Founder of the United Robotics of Lacombe (URL) Warren Kreway recently received the prestigious Woody Flowers Award at the Canadian Rockies Regional in Calgary.
The award is handed out by First Technology, Boeing and NASA to show recognition to mentors in the field of robotics and Kreway is one of five Canadians who have received the award.
Kreway will now travel to Houston, TX for the World Championships, where an opportunity to be a world mentor is on the line.
Kreway won the award due to a URL student, Derek Lange, who wrote a nomination that initially was four pages before being trimmed down to 3,000 words.
“He is an invested mentor at URL and in our school, as well as in the Blackfalds Elementary School,” Lange wrote.
“He has shown his determination to help the school implement our FLL program. Warren drives himself and URL members to Blackfalds to mentor, help teach the students about FLL and to ignite the dream in this school full of bright and enthusiastic learners.”
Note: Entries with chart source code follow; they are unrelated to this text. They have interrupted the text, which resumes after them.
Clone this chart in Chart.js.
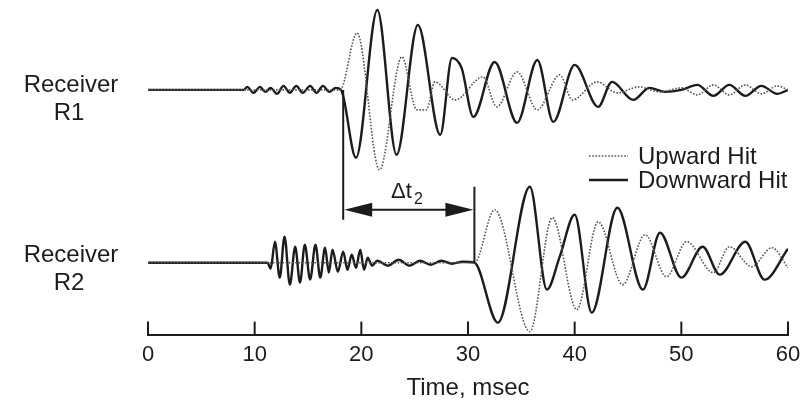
<!DOCTYPE html>
<html>
<head>
<meta charset="utf-8">
<script src="https://cdn.jsdelivr.net/npm/chart.js@4.4.0/dist/chart.umd.min.js"></script>
<style>
  html, body { margin: 0; padding: 0; background: #fff; }
  #wrap { width: 808px; height: 405px; }
</style>
</head>
<body>
<div id="wrap"><canvas id="seismo"></canvas></div>
<script>
// time (msec), amplitude pairs
const r1Upward = [[0,0],[18.0,0],[19.6,57],[21.7,-80],[23.8,33],[25.2,-20],[26.1,-20],[26.9,8],[28.8,-10],[31.4,13],[32.7,-17],[34.6,18],[36.5,-20],[38.6,15],[39.8,-10],[42.1,8],[44.0,-3],[46.0,3],[48.0,-2],[50.0,2],[51.5,-5],[53.0,5],[54.5,-5],[56.0,5],[57.5,-4],[59.0,4],[60,0]];
const r1Downward = [[0,0],[9.0,0],[9.3,3],[9.9,-3],[10.5,3],[11.0,-2],[11.5,2],[12.1,-4],[12.7,4],[13.3,-3],[13.9,4],[14.5,-3],[15.2,4],[15.8,-3],[16.4,4],[17.0,-2],[17.6,2],[18.1,0],[19.5,-68],[21.5,80],[23.3,-65],[25.3,65],[27.4,-45],[28.5,32],[29.4,22],[30.5,-27],[32.5,28],[34.6,-33],[36.5,30],[38.0,-32],[40.0,25],[42.2,-17],[43.5,8],[45.5,-10],[47.0,2],[48.5,-2],[50.0,0],[51.5,5],[53.0,-6],[54.5,5],[56.0,-6],[57.5,4],[59.0,-4],[60,0]];
const r2Upward = [[0,0],[30.6,0],[32.5,53],[35.8,-69],[37.9,45],[40.2,-47],[42.2,41],[44.5,-22],[46.6,28],[48.6,-14],[50.5,21],[53.0,-10],[54.5,16],[56.6,-4],[58.5,15],[60,-5]];
const r2Downward = [[0,0],[11.2,0],[11.5,-6],[11.9,21],[12.35,-15],[12.8,26],[13.3,-22],[13.8,16],[14.25,-20],[14.7,18],[15.2,-17],[15.7,18],[16.15,-15],[16.6,15],[16.95,-10],[17.3,13],[17.8,-9],[18.3,11],[18.7,-7],[19.1,8],[19.5,-5],[19.9,13],[20.25,-7],[20.6,5],[21.0,-3],[21.5,2],[22.5,-3],[23.5,3],[24.5,-3],[25.5,2],[26.5,-2],[27.5,2],[28.5,-1],[29.5,1],[30.6,0],[32.8,-60],[35.8,76],[37.4,-27],[38.6,6],[40.0,48],[41.6,-50],[44.0,55],[46.4,-27],[48.0,30],[50.0,-15],[52.0,16],[53.6,-12],[56.0,21],[57.8,-17],[60,14]];

const receiverNames = ['Receiver R1', 'Receiver R2'];
const seriesNames = ['Upward Hit', 'Downward Hit'];
const tickValues = [0, 10, 20, 30, 40, 50, 60];
const r1Offset = 245;
const r2Offset = 72;
const deltaStart = 18.3;
const deltaEnd = 30.6;

const FONT = '"Liberation Sans", Arial, sans-serif';
const INK = '#1c1c1c';
const DOT = '#555';

const toPoints = (pairs, offset) => pairs.map(p => ({ x: p[0], y: p[1] + offset }));

const solidStyle = { borderColor: INK, borderWidth: 2.4, borderDash: [] };
const dottedStyle = { borderColor: DOT, borderWidth: 1.6, borderDash: [1.6, 1.6] };

const overlay = {
    id: 'overlay',
    afterDraw(chart) {
        const ctx = chart.ctx;
        const xs = chart.scales.x;
        const ys = chart.scales.y;
        const bottom = chart.chartArea.bottom;
        ctx.save();
        ctx.strokeStyle = INK;
        ctx.fillStyle = INK;

        // upward tick marks
        ctx.lineWidth = 2;
        tickValues.forEach(v => {
            const px = xs.getPixelForValue(v);
            ctx.beginPath();
            ctx.moveTo(px, bottom);
            ctx.lineTo(px, bottom - 13);
            ctx.stroke();
        });

        // receiver labels
        ctx.font = '24px ' + FONT;
        ctx.textAlign = 'center';
        ctx.textBaseline = 'middle';
        const parts1 = receiverNames[0].split(' ');
        const parts2 = receiverNames[1].split(' ');
        ctx.fillText(parts1[0], 71, 85);
        ctx.fillText(parts1[1], 69, 113);
        ctx.fillText(parts2[0], 71, 255);
        ctx.fillText(parts2[1], 69, 283);

        // legend
        ctx.textAlign = 'left';
        ctx.font = '24px ' + FONT;
        ctx.lineWidth = 1.6;
        ctx.strokeStyle = DOT;
        ctx.setLineDash([1.6, 1.6]);
        ctx.beginPath(); ctx.moveTo(589, 156); ctx.lineTo(628, 156); ctx.stroke();
        ctx.setLineDash([]);
        ctx.strokeStyle = INK;
        ctx.lineWidth = 2.4;
        ctx.beginPath(); ctx.moveTo(589, 180); ctx.lineTo(628, 180); ctx.stroke();
        ctx.fillText(seriesNames[0], 638, 157);
        ctx.fillText(seriesNames[1], 638, 181);

        // delta t marker
        const xa = xs.getPixelForValue(deltaStart);
        const xb = xs.getPixelForValue(deltaEnd);
        const ya = ys.getPixelForValue(125);
        ctx.lineWidth = 2;
        ctx.beginPath();
        ctx.moveTo(xa, ys.getPixelForValue(r1Offset));
        ctx.lineTo(xa, ys.getPixelForValue(115));
        ctx.moveTo(xb, ys.getPixelForValue(148));
        ctx.lineTo(xb, ys.getPixelForValue(r2Offset));
        ctx.moveTo(xa + 20, ya);
        ctx.lineTo(xb - 20, ya);
        ctx.stroke();
        ctx.beginPath();
        ctx.moveTo(xa + 1, ya); ctx.lineTo(xa + 29, ya - 7); ctx.lineTo(xa + 29, ya + 7); ctx.closePath();
        ctx.moveTo(xb - 1, ya); ctx.lineTo(xb - 29, ya - 7); ctx.lineTo(xb - 29, ya + 7); ctx.closePath();
        ctx.fill();

        ctx.font = '22px ' + FONT;
        ctx.textAlign = 'left';
        ctx.textBaseline = 'alphabetic';
        ctx.fillText('\u0394t', 391, 198);
        ctx.font = '16px ' + FONT;
        ctx.fillText('2', 414, 204);
        ctx.restore();
    }
};

new Chart(document.getElementById('seismo'), {
    type: 'line',
    data: {
        datasets: [
            { label: seriesNames[0] + ' R1', data: toPoints(r1Upward, r1Offset), ...dottedStyle },
            { label: seriesNames[1] + ' R1', data: toPoints(r1Downward, r1Offset), ...solidStyle },
            { label: seriesNames[0] + ' R2', data: toPoints(r2Upward, r2Offset), ...dottedStyle },
            { label: seriesNames[1] + ' R2', data: toPoints(r2Downward, r2Offset), ...solidStyle }
        ]
    },
    options: {
        responsive: true,
        maintainAspectRatio: false,
        animation: false,
        devicePixelRatio: 1,
        layout: { autoPadding: false, padding: { left: 148, right: 20, top: 0, bottom: 2 } },
        elements: {
            point: { radius: 0 },
            line: { cubicInterpolationMode: 'monotone', fill: false }
        },
        plugins: {
            legend: { display: false },
            tooltip: { enabled: false }
        },
        scales: {
            x: {
                type: 'linear',
                min: 0,
                max: 60,
                afterBuildTicks: axis => { axis.ticks = tickValues.map(v => ({ value: v })); },
                afterFit: axis => { axis.paddingLeft = 0; axis.paddingRight = 0; },
                grid: { display: false, drawTicks: false },
                border: { display: true, color: INK, width: 2 },
                ticks: { color: INK, padding: 13, maxRotation: 0, font: { family: FONT, size: 22, lineHeight: 0.7 } },
                title: {
                    display: true,
                    text: 'Time, msec',
                    color: INK,
                    padding: { top: 0, bottom: 3 },
                    font: { family: FONT, size: 24, lineHeight: 1.0 }
                }
            },
            y: { display: false, min: 0, max: 335 }
        }
    },
    plugins: [overlay]
});
</script>
</body>
</html>
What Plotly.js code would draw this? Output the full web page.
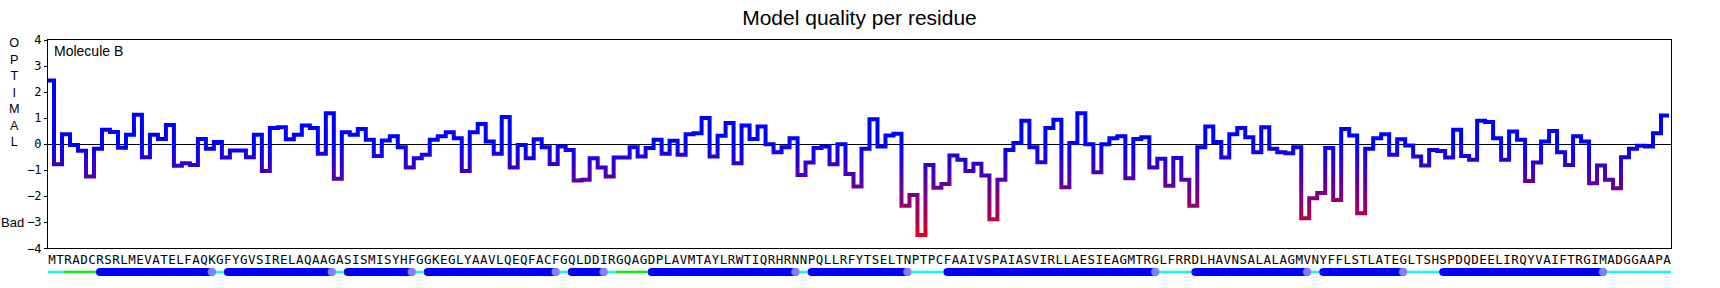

Kreway, who has been involved with URL for 14 years, said he is humbled by the award and the nomination letter wrote by Lange.
“The biggest joy that I had was building a family with these young men and women,” Kreway said.
“It made a real difference in their lives. At the high school age, they are often struggling with life. That is why I stepped in and tried to help them look at life a little differently.
“Now it is coming back to me.”
Kreway added the inspiration has gone both ways after the students encouraged him to finish high school back in 2014.
“When we went to St. Louis, I shared with our robotics team at the hotel that I never finished,” Kreway said.
“It took a lot of courage to finally admit that. It dawned on me that one of the things I needed to do was finish school and I did back in 2014. Now I am an educational assistant working with special needs kids in Blackfalds and Lacombe. I drive a school bus and I have also started a foundation.”
His foundation, Africanian, is the result of a trip Kreway made to Uganda many years ago where he met 26 orphaned children.
The program helps students in Canada develop connections with African schools through such means as becoming sister schools, for example.
Kreway will meet with a friend he made in Uganda in 1988 during his trip to Houston.
“I am going to Houston for a purpose, but I also get to live another part of my dream,” he said.
Kreway said it is important to him to have his students be involved with his trip and that him winning the Woody Flowers Award was really about everyone in URL.
“Winning the award was very meaningful,” Kreway said.
“For 14 years I have wondered what impact I have had on these kids, and that says it all right there. They were excited when they presented me with the award in Calgary at the competition.
“The kids were exploding on the bleachers and were excited to be part of something very important.”
During the regionals, URL’s robot was not functioning properly unfortunately but that did not dampen the team’s spirits, according to Kreway.
“We struggled with it but winning the award brought them alive. It shows me and them that even with struggles, you can still get there. You just have to find a way. My role in that is just to inspire them and encourage them to dig deeper and push harder.”
Lange, who graduates this year, invited Kreway to his grad in Ponoka and Kreway said their relationship has developed into a grandfather/grandson relationship.
Kreway hopes that Lange or one of the other URL students can take over the program from him one day.
“He is an exemplary young man. He is going to do very well,” Kreway said. “I was asked by the Superintendent Jason Lovell where I thought the project was going in five years, because I am almost 70. I said that I hope a young man or a young woman will pick it up, see the dream and want to run with it. That is really motivating for me that they see this, because sooner or later I will have to hand over the reins.”
He added the key element of the URL program is make a better world by connecting students.
“I hope that this will still be in play, that they still will be mentoring robotics teams and they will be travelling around the world connecting children with other children. That is the crux of the whole thing. To make a better world, we need to connect.”